Religion and religiously based cultures play an important role in determining some aspects of individual behaviour. Specially those who concern morals, ethics and a code of conduct. Highly religious people have high moral standards and usually do not tell lies or talk ill of others. They are highly contented and thus strive for the goal of achievement and self-fulfillment. Additionally, the religion and culture also determine attitude towards work and towards financial incentives.
vii. Number of Dependents:
There is correlation between number of dependents an employee has and his absences and satisfaction. Number of children an employee has is positively related to absence, especially among females. Similarly, there is positive correlation between number of dependents and satisfaction.
11. Cultural Factor:
The cultural factors are made up of institutions and other forces that affect society’s values, perceptions, work ethics, preferences and behaviours. People grow up in a particular society that shape their basic beliefs, values and behaviours. Culture varies from country to country (between two regions within a country too), and these variations produce different behaviours across the countries. Work ethics, achievement need, effort reward expectations and values are important cultural factors having behavioural implications.

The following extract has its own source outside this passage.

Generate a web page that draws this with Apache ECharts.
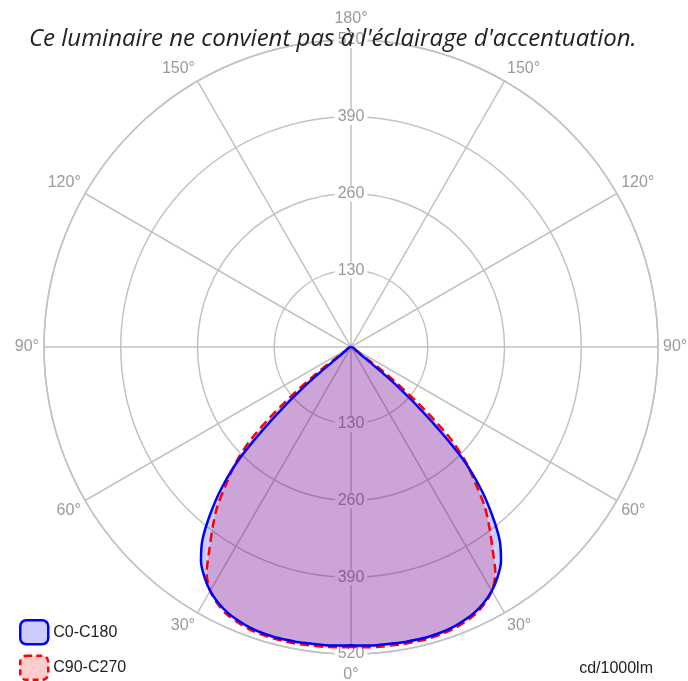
<!DOCTYPE html>
<html>
<head>
<meta charset="utf-8">
<script src="https://cdn.jsdelivr.net/npm/echarts@6/dist/echarts.min.js"></script>
<style>
  html, body { margin: 0; padding: 0; background: #fff; }
  #main { width: 688px; height: 681px; }
</style>
</head>
<body>
<div id="main"></div>
<script>
// gamma angles (deg from nadir) and intensities in cd/1000lm
var gamma = [0, 2.5, 5, 7.5, 10, 12.5, 15, 17.5, 20, 22.5, 25, 27.5, 30, 32.5, 35, 37.5, 40, 42.5, 45, 47.5, 50, 52.5, 55, 57.5, 180];
var c0   = [505, 506, 507, 507, 508, 508, 508, 507, 505, 501, 496, 488, 477, 462, 443, 414, 372, 325, 266, 180, 96, 20, 0, 0, 0];
var c180 = [505, 506, 507, 507, 508, 508, 508, 507, 505, 501, 496, 488, 477, 462, 443, 414, 372, 325, 266, 180, 96, 20, 0, 0, 0];
var c90  = [508, 509, 510, 510, 511, 511, 511, 510, 508, 504, 499, 490, 477, 455, 418, 385, 352, 311, 275, 225, 150, 75, 10, 0, 0];
var c270 = [508, 509, 510, 510, 511, 511, 511, 510, 508, 504, 499, 490, 477, 455, 418, 385, 352, 311, 275, 225, 150, 75, 10, 0, 0];
var radiusTicks = [130, 260, 390, 520];
var angleStep = 30;

var labelFont = 'Liberation Sans';
var gridColor = '#c2c2c2';
var textGray = '#9a9a9a';

// left half = first plane, right half = opposite plane (angle 360 - gamma)
function buildLoop(left, right) {
    var out = [];
    for (var i = 0; i < gamma.length; i++) {
        out.push([left[i], gamma[i]]);
    }
    for (var j = gamma.length - 1; j >= 0; j--) {
        out.push([right[j], 360 - gamma[j]]);
    }
    return out;
}

var myChart = echarts.init(document.getElementById('main'));

var polarCenter = [351, 347];
var polarRadius = 307;

var option = {
    animation: false,
    title: [
        {
            text: "Ce luminaire ne convient pas à l'éclairage d'accentuation.",
            left: 24,
            top: 22,
            textStyle: {
                fontFamily: 'Open Sans',
                fontStyle: 'italic',
                fontWeight: 'normal',
                fontSize: 24,
                color: '#222'
            }
        },
        {
            text: 'cd/1000lm',
            right: 30,
            top: 656,
            textStyle: {
                fontFamily: labelFont,
                fontWeight: 'normal',
                fontSize: 16,
                color: '#222'
            }
        }
    ],
    legend: {
        orient: 'vertical',
        left: 19,
        top: 619,
        padding: 0,
        itemWidth: 28,
        itemHeight: 24,
        itemGap: 9,
        selectedMode: false,
        textStyle: { fontFamily: labelFont, fontSize: 16, color: '#222' },
        data: [
            {
                name: 'C0-C180',
                icon: 'roundRect',
                itemStyle: { color: 'rgba(0,0,255,0.2)', borderColor: '#0000ff', borderWidth: 2.5 }
            },
            {
                name: 'C90-C270',
                icon: 'roundRect',
                itemStyle: { color: 'rgba(255,0,0,0.2)', borderColor: '#ff0000', borderWidth: 2.5, borderType: [6, 4] }
            }
        ]
    },
    polar: [
        { center: polarCenter, radius: polarRadius },
        { center: polarCenter, radius: polarRadius }
    ],
    angleAxis: [
        {
            polarIndex: 0,
            type: 'value',
            min: 0,
            max: 360,
            interval: angleStep,
            startAngle: 270,
            clockwise: true,
            axisLine: { show: true, lineStyle: { color: gridColor, width: 1.5 } },
            axisTick: { show: false },
            splitLine: { show: true, lineStyle: { color: gridColor, width: 1.5 } },
            axisLabel: {
                margin: 5,
                fontFamily: labelFont,
                fontSize: 16,
                color: textGray,
                formatter: function (v) {
                    var d = v <= 180 ? v : 360 - v;
                    if (d === 0 || d === 180) {
                        return '{v|' + d + '°}';
                    }
                    return d + '°';
                },
                rich: {
                    v: { fontFamily: labelFont, fontSize: 16, color: textGray, padding: [8, 0, 8, 0] }
                }
            }
        },
        {
            polarIndex: 1,
            type: 'value',
            min: 0,
            max: 360,
            startAngle: 90,
            axisLine: { show: false },
            axisTick: { show: false },
            splitLine: { show: false },
            axisLabel: { show: false }
        }
    ],
    radiusAxis: [
        {
            polarIndex: 0,
            type: 'value',
            min: 0,
            max: 520,
            interval: 130,
            z: 1,
            axisLine: { show: false },
            axisTick: { show: false },
            splitLine: { show: true, lineStyle: { color: gridColor, width: 1.5 } },
            axisLabel: {
                showMinLabel: false,
                margin: 0,
                align: 'center',
                verticalAlign: 'middle',
                fontFamily: labelFont,
                fontSize: 16,
                color: textGray,
                backgroundColor: '#fff',
                padding: [0, 3],
                formatter: function (v) { return radiusTicks.indexOf(v) >= 0 ? String(v) : ''; }
            }
        },
        {
            polarIndex: 1,
            type: 'value',
            min: 0,
            max: 520,
            interval: 130,
            z: 1,
            axisLine: { show: false },
            axisTick: { show: false },
            splitLine: { show: false },
            axisLabel: {
                showMinLabel: false,
                margin: 0,
                align: 'center',
                verticalAlign: 'middle',
                fontFamily: labelFont,
                fontSize: 16,
                color: textGray,
                backgroundColor: '#fff',
                padding: [0, 3],
                formatter: function (v) { return radiusTicks.indexOf(v) >= 0 ? String(v) : ''; }
            }
        }
    ],
    series: [
        {
            name: 'C90-C270',
            type: 'line',
            coordinateSystem: 'polar',
            polarIndex: 0,
            symbol: 'none',
            smooth: 0.3,
            lineStyle: { color: '#ff0000', width: 2.5, type: [9, 5] },
            itemStyle: { color: '#ff0000' },
            areaStyle: { color: 'rgba(255,0,0,0.2)', opacity: 1 },
            data: buildLoop(c90, c270)
        },
        {
            name: 'C0-C180',
            type: 'line',
            coordinateSystem: 'polar',
            polarIndex: 0,
            symbol: 'none',
            smooth: 0.3,
            lineStyle: { color: '#0000ff', width: 2.5 },
            itemStyle: { color: '#0000ff' },
            areaStyle: { color: 'rgba(0,0,255,0.2)', opacity: 1 },
            data: buildLoop(c0, c180)
        }
    ]
};
myChart.setOption(option);
</script>
</body>
</html>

The work ethic is tinged with moral. In the context of job ethic it implies hard work and commitment to work. Strong work ethic ensures motivated employees, and the opposite is true when work ethic is weak.
Achievement need too has influence on employee behaviour. A person with a high need to achieve tends to see a high degree of personal responsibility, set realistic goals, take moderate risks and use personal performance feedback in satisfying his need to achieve.
A perfect match between effort and reward produce better performance from an individual. When the individual perceives that he has been treated unfairly, the performance suffers. This phenomenon is observed in most of the cultures.
Value is tinged with moral flour involving an individual’s judgement of what is right, good and/or desirable. Values influence one’s perception, attitudes and through these his behaviour.